Only one portion of the data is to be written out: from the line bearing "Write the Apache ECharts code for this chart." through the line bearing "const yName = 'number of actions LAMA11';". Write it exactly as it appears.

MATERIAL FOR THIS EXERCISE:
==*==

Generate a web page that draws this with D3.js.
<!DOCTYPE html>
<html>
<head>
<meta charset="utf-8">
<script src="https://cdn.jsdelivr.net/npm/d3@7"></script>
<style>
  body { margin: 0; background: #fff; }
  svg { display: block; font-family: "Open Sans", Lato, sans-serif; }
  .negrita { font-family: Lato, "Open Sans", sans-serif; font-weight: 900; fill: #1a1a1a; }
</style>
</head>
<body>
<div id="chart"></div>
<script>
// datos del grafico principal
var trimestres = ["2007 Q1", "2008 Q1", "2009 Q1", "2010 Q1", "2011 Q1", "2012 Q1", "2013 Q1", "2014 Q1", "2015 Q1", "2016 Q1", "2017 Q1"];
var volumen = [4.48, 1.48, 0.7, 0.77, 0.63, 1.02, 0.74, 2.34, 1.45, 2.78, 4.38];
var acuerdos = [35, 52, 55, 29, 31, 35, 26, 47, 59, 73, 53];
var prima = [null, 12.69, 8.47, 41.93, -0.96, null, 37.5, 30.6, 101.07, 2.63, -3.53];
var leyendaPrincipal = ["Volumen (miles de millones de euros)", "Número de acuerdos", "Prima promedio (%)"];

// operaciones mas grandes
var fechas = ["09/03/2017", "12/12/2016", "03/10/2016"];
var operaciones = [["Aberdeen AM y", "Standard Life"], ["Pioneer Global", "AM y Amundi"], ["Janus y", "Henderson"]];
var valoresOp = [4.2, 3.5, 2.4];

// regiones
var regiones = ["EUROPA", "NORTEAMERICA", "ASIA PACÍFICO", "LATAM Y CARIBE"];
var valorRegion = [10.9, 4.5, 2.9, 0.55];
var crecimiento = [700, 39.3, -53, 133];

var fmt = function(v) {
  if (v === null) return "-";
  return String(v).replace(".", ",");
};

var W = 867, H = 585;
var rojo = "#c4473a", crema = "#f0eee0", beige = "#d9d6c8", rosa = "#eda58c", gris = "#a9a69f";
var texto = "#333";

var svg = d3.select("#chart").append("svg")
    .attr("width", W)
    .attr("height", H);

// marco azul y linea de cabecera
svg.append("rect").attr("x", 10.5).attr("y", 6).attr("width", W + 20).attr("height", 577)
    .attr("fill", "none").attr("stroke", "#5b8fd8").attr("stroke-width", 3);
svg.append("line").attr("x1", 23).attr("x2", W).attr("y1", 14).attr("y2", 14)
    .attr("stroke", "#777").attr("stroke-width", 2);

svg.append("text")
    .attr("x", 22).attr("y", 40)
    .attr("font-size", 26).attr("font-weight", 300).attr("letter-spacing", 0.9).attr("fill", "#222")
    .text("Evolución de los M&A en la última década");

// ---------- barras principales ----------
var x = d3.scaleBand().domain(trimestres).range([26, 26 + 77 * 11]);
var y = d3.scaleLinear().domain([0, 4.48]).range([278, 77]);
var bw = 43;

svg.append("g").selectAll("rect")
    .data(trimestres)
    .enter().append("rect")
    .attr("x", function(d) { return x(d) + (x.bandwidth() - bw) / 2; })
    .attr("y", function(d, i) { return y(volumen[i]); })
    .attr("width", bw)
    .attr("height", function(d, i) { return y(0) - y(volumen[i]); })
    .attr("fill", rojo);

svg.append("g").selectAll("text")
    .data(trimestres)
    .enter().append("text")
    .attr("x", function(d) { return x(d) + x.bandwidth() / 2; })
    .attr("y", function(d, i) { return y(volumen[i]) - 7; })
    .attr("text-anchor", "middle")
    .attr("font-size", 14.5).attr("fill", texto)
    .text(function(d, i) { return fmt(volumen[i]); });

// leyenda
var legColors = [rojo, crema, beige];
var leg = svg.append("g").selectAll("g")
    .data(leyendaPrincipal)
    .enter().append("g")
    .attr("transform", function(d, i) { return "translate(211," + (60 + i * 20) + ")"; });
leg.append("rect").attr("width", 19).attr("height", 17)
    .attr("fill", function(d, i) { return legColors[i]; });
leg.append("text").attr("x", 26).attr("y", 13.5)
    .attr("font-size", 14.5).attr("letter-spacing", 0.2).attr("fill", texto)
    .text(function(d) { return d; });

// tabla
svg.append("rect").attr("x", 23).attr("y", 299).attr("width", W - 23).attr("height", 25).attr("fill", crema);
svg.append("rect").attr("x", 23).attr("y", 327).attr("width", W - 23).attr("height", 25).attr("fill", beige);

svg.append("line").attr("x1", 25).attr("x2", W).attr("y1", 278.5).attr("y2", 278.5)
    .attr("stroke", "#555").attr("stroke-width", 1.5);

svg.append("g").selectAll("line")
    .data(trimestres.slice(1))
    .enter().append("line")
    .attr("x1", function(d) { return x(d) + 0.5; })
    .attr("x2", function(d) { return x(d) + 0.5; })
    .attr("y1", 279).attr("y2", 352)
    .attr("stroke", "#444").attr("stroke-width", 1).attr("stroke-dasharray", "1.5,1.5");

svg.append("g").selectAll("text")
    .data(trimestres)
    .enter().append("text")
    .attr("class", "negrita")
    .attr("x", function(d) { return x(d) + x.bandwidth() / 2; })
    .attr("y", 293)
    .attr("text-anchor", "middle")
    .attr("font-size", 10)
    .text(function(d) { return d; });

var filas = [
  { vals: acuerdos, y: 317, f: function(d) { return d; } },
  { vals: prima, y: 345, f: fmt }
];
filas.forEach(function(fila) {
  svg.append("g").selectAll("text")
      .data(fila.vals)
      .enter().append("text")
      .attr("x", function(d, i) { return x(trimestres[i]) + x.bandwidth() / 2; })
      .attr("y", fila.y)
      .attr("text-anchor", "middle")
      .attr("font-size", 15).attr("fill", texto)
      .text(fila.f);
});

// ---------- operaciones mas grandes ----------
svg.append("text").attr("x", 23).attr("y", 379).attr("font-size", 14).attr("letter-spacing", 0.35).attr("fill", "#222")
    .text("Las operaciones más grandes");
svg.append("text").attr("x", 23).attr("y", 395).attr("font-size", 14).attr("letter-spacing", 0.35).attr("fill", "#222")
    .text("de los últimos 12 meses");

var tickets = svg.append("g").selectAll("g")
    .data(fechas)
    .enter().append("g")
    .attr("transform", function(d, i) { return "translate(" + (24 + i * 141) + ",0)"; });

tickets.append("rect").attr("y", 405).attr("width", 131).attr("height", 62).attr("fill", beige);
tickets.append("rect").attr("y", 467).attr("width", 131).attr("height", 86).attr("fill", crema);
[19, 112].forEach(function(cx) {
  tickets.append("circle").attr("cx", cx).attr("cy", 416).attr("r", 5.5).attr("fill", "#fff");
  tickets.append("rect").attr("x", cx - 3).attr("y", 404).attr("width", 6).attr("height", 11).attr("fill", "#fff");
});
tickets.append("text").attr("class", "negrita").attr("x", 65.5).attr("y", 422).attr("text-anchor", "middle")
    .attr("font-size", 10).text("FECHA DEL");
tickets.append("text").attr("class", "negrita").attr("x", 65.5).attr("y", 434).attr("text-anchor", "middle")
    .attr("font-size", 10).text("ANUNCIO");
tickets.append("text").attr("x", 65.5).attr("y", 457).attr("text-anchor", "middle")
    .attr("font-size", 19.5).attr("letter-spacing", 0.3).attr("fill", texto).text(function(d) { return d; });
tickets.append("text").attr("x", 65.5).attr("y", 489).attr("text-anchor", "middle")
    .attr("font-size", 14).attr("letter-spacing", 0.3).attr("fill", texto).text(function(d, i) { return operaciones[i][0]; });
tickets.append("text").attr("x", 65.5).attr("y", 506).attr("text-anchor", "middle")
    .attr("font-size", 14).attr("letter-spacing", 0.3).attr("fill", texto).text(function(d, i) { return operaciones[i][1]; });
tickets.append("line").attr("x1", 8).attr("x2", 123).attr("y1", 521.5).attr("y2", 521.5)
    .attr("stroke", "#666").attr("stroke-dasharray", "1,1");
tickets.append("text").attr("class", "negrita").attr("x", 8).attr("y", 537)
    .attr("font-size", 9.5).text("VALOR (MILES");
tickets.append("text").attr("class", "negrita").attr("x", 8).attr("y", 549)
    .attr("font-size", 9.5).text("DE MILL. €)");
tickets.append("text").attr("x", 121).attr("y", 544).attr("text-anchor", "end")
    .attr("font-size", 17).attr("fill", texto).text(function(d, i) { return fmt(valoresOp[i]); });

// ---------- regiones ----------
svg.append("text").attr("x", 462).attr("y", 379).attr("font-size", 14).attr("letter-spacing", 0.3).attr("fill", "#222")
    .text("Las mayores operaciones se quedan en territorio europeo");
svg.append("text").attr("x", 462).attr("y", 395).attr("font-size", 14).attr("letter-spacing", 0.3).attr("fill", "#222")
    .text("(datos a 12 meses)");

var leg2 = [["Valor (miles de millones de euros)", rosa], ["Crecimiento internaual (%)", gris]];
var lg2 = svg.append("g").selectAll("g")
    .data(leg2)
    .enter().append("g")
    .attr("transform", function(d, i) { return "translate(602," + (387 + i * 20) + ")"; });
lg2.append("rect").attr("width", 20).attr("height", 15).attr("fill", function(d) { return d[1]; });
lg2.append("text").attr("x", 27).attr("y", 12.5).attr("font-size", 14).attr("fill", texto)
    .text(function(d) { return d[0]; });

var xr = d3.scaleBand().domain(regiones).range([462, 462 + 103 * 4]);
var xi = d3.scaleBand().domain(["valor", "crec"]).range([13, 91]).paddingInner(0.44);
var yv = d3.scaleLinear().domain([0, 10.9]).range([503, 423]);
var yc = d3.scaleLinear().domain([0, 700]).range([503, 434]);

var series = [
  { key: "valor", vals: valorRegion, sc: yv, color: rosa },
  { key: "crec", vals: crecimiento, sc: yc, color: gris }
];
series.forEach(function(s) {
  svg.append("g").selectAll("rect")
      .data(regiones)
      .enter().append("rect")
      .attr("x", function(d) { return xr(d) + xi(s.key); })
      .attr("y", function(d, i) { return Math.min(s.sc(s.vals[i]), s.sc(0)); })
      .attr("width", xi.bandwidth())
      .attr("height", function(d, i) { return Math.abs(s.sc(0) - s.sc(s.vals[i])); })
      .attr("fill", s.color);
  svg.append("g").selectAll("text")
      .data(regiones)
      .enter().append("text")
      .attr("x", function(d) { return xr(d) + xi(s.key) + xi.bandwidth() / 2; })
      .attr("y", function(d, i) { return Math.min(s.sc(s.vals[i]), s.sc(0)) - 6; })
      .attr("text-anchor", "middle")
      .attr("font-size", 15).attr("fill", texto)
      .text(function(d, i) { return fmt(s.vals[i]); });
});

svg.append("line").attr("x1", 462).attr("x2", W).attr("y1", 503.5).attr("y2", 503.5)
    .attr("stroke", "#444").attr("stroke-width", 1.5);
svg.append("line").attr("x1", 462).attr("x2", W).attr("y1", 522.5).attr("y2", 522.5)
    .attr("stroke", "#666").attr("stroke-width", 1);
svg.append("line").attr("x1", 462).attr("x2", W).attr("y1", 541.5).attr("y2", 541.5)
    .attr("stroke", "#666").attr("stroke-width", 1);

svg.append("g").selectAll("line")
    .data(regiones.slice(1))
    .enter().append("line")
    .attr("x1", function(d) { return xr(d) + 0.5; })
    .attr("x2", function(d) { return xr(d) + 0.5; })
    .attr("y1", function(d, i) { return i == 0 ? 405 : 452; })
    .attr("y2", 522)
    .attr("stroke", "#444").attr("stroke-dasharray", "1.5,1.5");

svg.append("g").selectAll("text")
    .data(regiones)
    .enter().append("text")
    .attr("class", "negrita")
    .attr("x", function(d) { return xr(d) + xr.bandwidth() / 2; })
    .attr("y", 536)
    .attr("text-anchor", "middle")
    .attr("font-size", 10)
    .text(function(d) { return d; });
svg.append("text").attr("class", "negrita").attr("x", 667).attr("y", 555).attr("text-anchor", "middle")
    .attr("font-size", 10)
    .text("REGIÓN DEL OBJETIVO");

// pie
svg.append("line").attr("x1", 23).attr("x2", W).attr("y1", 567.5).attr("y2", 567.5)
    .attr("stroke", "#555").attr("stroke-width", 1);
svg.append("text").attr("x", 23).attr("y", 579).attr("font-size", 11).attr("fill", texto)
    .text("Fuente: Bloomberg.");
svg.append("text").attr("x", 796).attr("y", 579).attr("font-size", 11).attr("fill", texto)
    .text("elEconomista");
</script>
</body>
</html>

==*==

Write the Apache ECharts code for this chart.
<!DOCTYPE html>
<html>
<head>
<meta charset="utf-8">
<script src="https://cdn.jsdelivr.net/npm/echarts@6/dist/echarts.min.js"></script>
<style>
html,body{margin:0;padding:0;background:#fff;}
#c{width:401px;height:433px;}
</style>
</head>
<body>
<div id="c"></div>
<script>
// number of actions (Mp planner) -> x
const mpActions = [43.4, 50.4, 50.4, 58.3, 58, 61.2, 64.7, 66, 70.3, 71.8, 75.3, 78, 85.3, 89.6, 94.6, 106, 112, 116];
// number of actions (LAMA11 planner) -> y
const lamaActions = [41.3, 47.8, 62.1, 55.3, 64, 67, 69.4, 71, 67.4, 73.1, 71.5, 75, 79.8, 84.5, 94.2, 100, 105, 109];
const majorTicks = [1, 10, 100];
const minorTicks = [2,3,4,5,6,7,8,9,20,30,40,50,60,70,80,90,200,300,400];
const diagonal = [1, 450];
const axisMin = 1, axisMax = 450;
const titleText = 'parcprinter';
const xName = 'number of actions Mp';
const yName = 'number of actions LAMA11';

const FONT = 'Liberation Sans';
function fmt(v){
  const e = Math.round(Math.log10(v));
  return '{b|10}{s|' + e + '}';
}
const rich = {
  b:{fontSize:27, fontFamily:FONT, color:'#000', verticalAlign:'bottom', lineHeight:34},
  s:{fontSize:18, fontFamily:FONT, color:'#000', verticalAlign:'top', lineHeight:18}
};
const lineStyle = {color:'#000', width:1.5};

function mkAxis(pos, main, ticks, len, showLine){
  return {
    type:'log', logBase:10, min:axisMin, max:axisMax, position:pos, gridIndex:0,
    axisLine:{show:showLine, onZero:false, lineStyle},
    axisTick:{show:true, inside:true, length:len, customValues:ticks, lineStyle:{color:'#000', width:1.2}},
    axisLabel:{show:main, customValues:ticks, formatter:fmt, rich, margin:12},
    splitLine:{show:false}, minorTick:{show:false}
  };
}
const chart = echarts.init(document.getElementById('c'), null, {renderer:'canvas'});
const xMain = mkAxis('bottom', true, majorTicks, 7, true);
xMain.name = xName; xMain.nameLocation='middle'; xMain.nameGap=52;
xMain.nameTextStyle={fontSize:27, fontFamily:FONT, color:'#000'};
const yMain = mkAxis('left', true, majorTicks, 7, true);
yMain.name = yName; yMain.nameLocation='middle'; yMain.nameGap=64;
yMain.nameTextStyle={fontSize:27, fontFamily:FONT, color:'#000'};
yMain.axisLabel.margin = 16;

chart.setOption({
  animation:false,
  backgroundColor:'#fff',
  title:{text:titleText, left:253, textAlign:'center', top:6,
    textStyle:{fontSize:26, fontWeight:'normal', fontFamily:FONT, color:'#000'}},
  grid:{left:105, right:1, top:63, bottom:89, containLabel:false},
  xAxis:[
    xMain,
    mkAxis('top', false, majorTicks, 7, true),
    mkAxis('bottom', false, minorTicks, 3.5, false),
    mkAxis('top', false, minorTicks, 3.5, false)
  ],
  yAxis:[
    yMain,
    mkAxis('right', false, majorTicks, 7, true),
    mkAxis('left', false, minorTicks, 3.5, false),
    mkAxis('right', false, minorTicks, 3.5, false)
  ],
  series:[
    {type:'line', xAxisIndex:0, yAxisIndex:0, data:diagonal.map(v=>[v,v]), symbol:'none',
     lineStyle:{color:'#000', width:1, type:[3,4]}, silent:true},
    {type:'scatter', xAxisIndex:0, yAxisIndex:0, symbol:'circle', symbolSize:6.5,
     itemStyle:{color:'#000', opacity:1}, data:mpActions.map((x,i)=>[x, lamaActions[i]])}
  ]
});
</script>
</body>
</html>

==*==

COMPLETE ANSWER:
Write the Apache ECharts code for this chart.
<!DOCTYPE html>
<html>
<head>
<meta charset="utf-8">
<script src="https://cdn.jsdelivr.net/npm/echarts@6/dist/echarts.min.js"></script>
<style>
html,body{margin:0;padding:0;background:#fff;}
#c{width:401px;height:433px;}
</style>
</head>
<body>
<div id="c"></div>
<script>
// number of actions (Mp planner) -> x
const mpActions = [43.4, 50.4, 50.4, 58.3, 58, 61.2, 64.7, 66, 70.3, 71.8, 75.3, 78, 85.3, 89.6, 94.6, 106, 112, 116];
// number of actions (LAMA11 planner) -> y
const lamaActions = [41.3, 47.8, 62.1, 55.3, 64, 67, 69.4, 71, 67.4, 73.1, 71.5, 75, 79.8, 84.5, 94.2, 100, 105, 109];
const majorTicks = [1, 10, 100];
const minorTicks = [2,3,4,5,6,7,8,9,20,30,40,50,60,70,80,90,200,300,400];
const diagonal = [1, 450];
const axisMin = 1, axisMax = 450;
const titleText = 'parcprinter';
const xName = 'number of actions Mp';
const yName = 'number of actions LAMA11';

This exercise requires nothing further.